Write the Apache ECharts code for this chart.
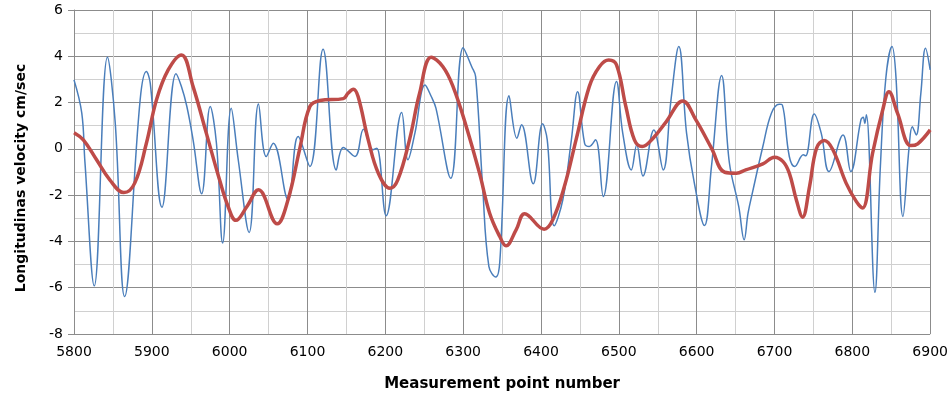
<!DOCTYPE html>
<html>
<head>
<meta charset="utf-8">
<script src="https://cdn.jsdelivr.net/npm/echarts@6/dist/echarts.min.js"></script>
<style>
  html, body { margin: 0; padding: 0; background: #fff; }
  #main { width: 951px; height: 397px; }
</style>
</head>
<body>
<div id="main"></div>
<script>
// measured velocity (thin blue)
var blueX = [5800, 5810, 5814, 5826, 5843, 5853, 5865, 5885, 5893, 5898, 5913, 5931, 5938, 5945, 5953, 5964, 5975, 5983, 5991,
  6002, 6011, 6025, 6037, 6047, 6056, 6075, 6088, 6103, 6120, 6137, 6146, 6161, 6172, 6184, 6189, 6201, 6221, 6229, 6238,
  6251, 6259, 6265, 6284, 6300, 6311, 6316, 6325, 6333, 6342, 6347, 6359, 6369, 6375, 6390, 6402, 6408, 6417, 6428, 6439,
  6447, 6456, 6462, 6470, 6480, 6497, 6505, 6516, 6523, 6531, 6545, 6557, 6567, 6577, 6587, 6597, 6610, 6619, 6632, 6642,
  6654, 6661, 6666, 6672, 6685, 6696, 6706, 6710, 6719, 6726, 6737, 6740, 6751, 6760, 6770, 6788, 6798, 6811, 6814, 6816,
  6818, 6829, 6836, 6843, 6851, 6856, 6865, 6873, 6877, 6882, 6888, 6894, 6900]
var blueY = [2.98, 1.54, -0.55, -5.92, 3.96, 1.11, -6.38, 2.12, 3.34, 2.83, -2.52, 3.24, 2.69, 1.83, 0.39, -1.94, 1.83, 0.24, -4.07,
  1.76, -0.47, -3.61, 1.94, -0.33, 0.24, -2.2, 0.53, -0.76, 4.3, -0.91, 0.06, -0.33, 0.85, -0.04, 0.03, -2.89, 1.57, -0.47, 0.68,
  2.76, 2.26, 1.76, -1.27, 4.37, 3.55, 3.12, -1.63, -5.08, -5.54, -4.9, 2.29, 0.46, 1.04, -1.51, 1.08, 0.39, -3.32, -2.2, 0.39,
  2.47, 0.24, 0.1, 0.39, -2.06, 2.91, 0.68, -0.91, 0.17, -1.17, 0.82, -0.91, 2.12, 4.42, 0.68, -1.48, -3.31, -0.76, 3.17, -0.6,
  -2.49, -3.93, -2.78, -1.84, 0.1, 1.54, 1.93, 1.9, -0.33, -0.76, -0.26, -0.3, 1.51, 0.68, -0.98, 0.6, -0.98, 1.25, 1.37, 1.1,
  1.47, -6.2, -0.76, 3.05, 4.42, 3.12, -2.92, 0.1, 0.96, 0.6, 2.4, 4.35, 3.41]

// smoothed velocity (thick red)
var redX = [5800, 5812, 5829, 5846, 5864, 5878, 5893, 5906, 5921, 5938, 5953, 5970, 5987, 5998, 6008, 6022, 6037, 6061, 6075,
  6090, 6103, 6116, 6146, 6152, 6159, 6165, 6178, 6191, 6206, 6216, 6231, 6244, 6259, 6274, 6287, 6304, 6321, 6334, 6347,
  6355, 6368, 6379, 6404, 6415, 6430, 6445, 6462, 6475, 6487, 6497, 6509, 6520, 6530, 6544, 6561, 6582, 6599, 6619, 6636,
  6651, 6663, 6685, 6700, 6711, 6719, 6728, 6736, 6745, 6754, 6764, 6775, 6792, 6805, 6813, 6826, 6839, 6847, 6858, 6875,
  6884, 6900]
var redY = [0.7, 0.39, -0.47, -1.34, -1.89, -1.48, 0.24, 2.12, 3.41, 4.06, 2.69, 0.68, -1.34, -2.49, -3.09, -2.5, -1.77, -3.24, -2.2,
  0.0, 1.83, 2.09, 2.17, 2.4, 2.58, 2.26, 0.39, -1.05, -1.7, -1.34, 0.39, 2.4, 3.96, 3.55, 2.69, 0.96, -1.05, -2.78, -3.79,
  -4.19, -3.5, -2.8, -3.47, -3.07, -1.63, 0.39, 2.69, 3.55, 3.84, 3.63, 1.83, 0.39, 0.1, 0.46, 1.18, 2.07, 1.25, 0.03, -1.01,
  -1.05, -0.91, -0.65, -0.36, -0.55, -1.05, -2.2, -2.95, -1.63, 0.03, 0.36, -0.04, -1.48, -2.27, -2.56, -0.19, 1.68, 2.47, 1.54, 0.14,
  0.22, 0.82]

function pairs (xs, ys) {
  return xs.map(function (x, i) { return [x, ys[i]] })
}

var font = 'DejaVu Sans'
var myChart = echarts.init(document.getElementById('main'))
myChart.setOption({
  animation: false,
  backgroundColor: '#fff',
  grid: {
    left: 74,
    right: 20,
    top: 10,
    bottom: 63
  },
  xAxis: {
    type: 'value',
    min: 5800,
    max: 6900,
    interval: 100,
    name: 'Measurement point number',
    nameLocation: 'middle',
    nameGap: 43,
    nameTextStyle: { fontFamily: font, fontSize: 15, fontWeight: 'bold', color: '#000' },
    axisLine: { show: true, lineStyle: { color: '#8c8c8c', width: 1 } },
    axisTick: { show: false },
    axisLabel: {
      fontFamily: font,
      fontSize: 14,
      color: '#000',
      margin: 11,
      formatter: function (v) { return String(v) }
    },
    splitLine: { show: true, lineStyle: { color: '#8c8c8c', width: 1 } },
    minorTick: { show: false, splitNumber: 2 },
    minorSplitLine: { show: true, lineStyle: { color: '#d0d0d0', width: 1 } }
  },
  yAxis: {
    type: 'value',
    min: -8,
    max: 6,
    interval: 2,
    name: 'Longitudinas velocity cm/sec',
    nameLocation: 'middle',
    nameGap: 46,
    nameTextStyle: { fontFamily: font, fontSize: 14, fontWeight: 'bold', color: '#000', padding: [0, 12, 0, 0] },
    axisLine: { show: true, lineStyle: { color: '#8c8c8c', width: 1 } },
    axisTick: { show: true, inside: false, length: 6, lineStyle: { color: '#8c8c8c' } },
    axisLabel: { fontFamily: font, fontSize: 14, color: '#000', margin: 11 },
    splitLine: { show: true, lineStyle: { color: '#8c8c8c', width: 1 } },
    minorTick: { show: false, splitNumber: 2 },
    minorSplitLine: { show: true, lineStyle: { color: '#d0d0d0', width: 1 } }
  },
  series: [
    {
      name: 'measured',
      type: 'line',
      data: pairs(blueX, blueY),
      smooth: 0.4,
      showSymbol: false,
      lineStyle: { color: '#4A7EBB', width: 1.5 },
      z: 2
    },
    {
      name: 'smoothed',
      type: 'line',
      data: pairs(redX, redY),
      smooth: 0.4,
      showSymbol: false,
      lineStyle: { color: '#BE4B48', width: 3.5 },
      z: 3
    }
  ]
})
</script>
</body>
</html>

Exercise brief: Copy the listing over exactly, skipping the pictures it holds.

Solution to this problem:
Write the Apache ECharts code for this chart.
<!DOCTYPE html>
<html>
<head>
<meta charset="utf-8">
<script src="https://cdn.jsdelivr.net/npm/echarts@6/dist/echarts.min.js"></script>
<style>
  html, body { margin: 0; padding: 0; background: #fff; }
  #main { width: 951px; height: 397px; }
</style>
</head>
<body>
<div id="main"></div>
<script>
// measured velocity (thin blue)
var blueX = [5800, 5810, 5814, 5826, 5843, 5853, 5865, 5885, 5893, 5898, 5913, 5931, 5938, 5945, 5953, 5964, 5975, 5983, 5991,
  6002, 6011, 6025, 6037, 6047, 6056, 6075, 6088, 6103, 6120, 6137, 6146, 6161, 6172, 6184, 6189, 6201, 6221, 6229, 6238,
  6251, 6259, 6265, 6284, 6300, 6311, 6316, 6325, 6333, 6342, 6347, 6359, 6369, 6375, 6390, 6402, 6408, 6417, 6428, 6439,
  6447, 6456, 6462, 6470, 6480, 6497, 6505, 6516, 6523, 6531, 6545, 6557, 6567, 6577, 6587, 6597, 6610, 6619, 6632, 6642,
  6654, 6661, 6666, 6672, 6685, 6696, 6706, 6710, 6719, 6726, 6737, 6740, 6751, 6760, 6770, 6788, 6798, 6811, 6814, 6816,
  6818, 6829, 6836, 6843, 6851, 6856, 6865, 6873, 6877, 6882, 6888, 6894, 6900]
var blueY = [2.98, 1.54, -0.55, -5.92, 3.96, 1.11, -6.38, 2.12, 3.34, 2.83, -2.52, 3.24, 2.69, 1.83, 0.39, -1.94, 1.83, 0.24, -4.07,
  1.76, -0.47, -3.61, 1.94, -0.33, 0.24, -2.2, 0.53, -0.76, 4.3, -0.91, 0.06, -0.33, 0.85, -0.04, 0.03, -2.89, 1.57, -0.47, 0.68,
  2.76, 2.26, 1.76, -1.27, 4.37, 3.55, 3.12, -1.63, -5.08, -5.54, -4.9, 2.29, 0.46, 1.04, -1.51, 1.08, 0.39, -3.32, -2.2, 0.39,
  2.47, 0.24, 0.1, 0.39, -2.06, 2.91, 0.68, -0.91, 0.17, -1.17, 0.82, -0.91, 2.12, 4.42, 0.68, -1.48, -3.31, -0.76, 3.17, -0.6,
  -2.49, -3.93, -2.78, -1.84, 0.1, 1.54, 1.93, 1.9, -0.33, -0.76, -0.26, -0.3, 1.51, 0.68, -0.98, 0.6, -0.98, 1.25, 1.37, 1.1,
  1.47, -6.2, -0.76, 3.05, 4.42, 3.12, -2.92, 0.1, 0.96, 0.6, 2.4, 4.35, 3.41]

// smoothed velocity (thick red)
var redX = [5800, 5812, 5829, 5846, 5864, 5878, 5893, 5906, 5921, 5938, 5953, 5970, 5987, 5998, 6008, 6022, 6037, 6061, 6075,
  6090, 6103, 6116, 6146, 6152, 6159, 6165, 6178, 6191, 6206, 6216, 6231, 6244, 6259, 6274, 6287, 6304, 6321, 6334, 6347,
  6355, 6368, 6379, 6404, 6415, 6430, 6445, 6462, 6475, 6487, 6497, 6509, 6520, 6530, 6544, 6561, 6582, 6599, 6619, 6636,
  6651, 6663, 6685, 6700, 6711, 6719, 6728, 6736, 6745, 6754, 6764, 6775, 6792, 6805, 6813, 6826, 6839, 6847, 6858, 6875,
  6884, 6900]
var redY = [0.7, 0.39, -0.47, -1.34, -1.89, -1.48, 0.24, 2.12, 3.41, 4.06, 2.69, 0.68, -1.34, -2.49, -3.09, -2.5, -1.77, -3.24, -2.2,
  0.0, 1.83, 2.09, 2.17, 2.4, 2.58, 2.26, 0.39, -1.05, -1.7, -1.34, 0.39, 2.4, 3.96, 3.55, 2.69, 0.96, -1.05, -2.78, -3.79,
  -4.19, -3.5, -2.8, -3.47, -3.07, -1.63, 0.39, 2.69, 3.55, 3.84, 3.63, 1.83, 0.39, 0.1, 0.46, 1.18, 2.07, 1.25, 0.03, -1.01,
  -1.05, -0.91, -0.65, -0.36, -0.55, -1.05, -2.2, -2.95, -1.63, 0.03, 0.36, -0.04, -1.48, -2.27, -2.56, -0.19, 1.68, 2.47, 1.54, 0.14,
  0.22, 0.82]

function pairs (xs, ys) {
  return xs.map(function (x, i) { return [x, ys[i]] })
}

var font = 'DejaVu Sans'
var myChart = echarts.init(document.getElementById('main'))
myChart.setOption({
  animation: false,
  backgroundColor: '#fff',
  grid: {
    left: 74,
    right: 20,
    top: 10,
    bottom: 63
  },
  xAxis: {
    type: 'value',
    min: 5800,
    max: 6900,
    interval: 100,
    name: 'Measurement point number',
    nameLocation: 'middle',
    nameGap: 43,
    nameTextStyle: { fontFamily: font, fontSize: 15, fontWeight: 'bold', color: '#000' },
    axisLine: { show: true, lineStyle: { color: '#8c8c8c', width: 1 } },
    axisTick: { show: false },
    axisLabel: {
      fontFamily: font,
      fontSize: 14,
      color: '#000',
      margin: 11,
      formatter: function (v) { return String(v) }
    },
    splitLine: { show: true, lineStyle: { color: '#8c8c8c', width: 1 } },
    minorTick: { show: false, splitNumber: 2 },
    minorSplitLine: { show: true, lineStyle: { color: '#d0d0d0', width: 1 } }
  },
  yAxis: {
    type: 'value',
    min: -8,
    max: 6,
    interval: 2,
    name: 'Longitudinas velocity cm/sec',
    nameLocation: 'middle',
    nameGap: 46,
    nameTextStyle: { fontFamily: font, fontSize: 14, fontWeight: 'bold', color: '#000', padding: [0, 12, 0, 0] },
    axisLine: { show: true, lineStyle: { color: '#8c8c8c', width: 1 } },
    axisTick: { show: true, inside: false, length: 6, lineStyle: { color: '#8c8c8c' } },
    axisLabel: { fontFamily: font, fontSize: 14, color: '#000', margin: 11 },
    splitLine: { show: true, lineStyle: { color: '#8c8c8c', width: 1 } },
    minorTick: { show: false, splitNumber: 2 },
    minorSplitLine: { show: true, lineStyle: { color: '#d0d0d0', width: 1 } }
  },
  series: [
    {
      name: 'measured',
      type: 'line',
      data: pairs(blueX, blueY),
      smooth: 0.4,
      showSymbol: false,
      lineStyle: { color: '#4A7EBB', width: 1.5 },
      z: 2
    },
    {
      name: 'smoothed',
      type: 'line',
      data: pairs(redX, redY),
      smooth: 0.4,
      showSymbol: false,
      lineStyle: { color: '#BE4B48', width: 3.5 },
      z: 3
    }
  ]
})
</script>
</body>
</html>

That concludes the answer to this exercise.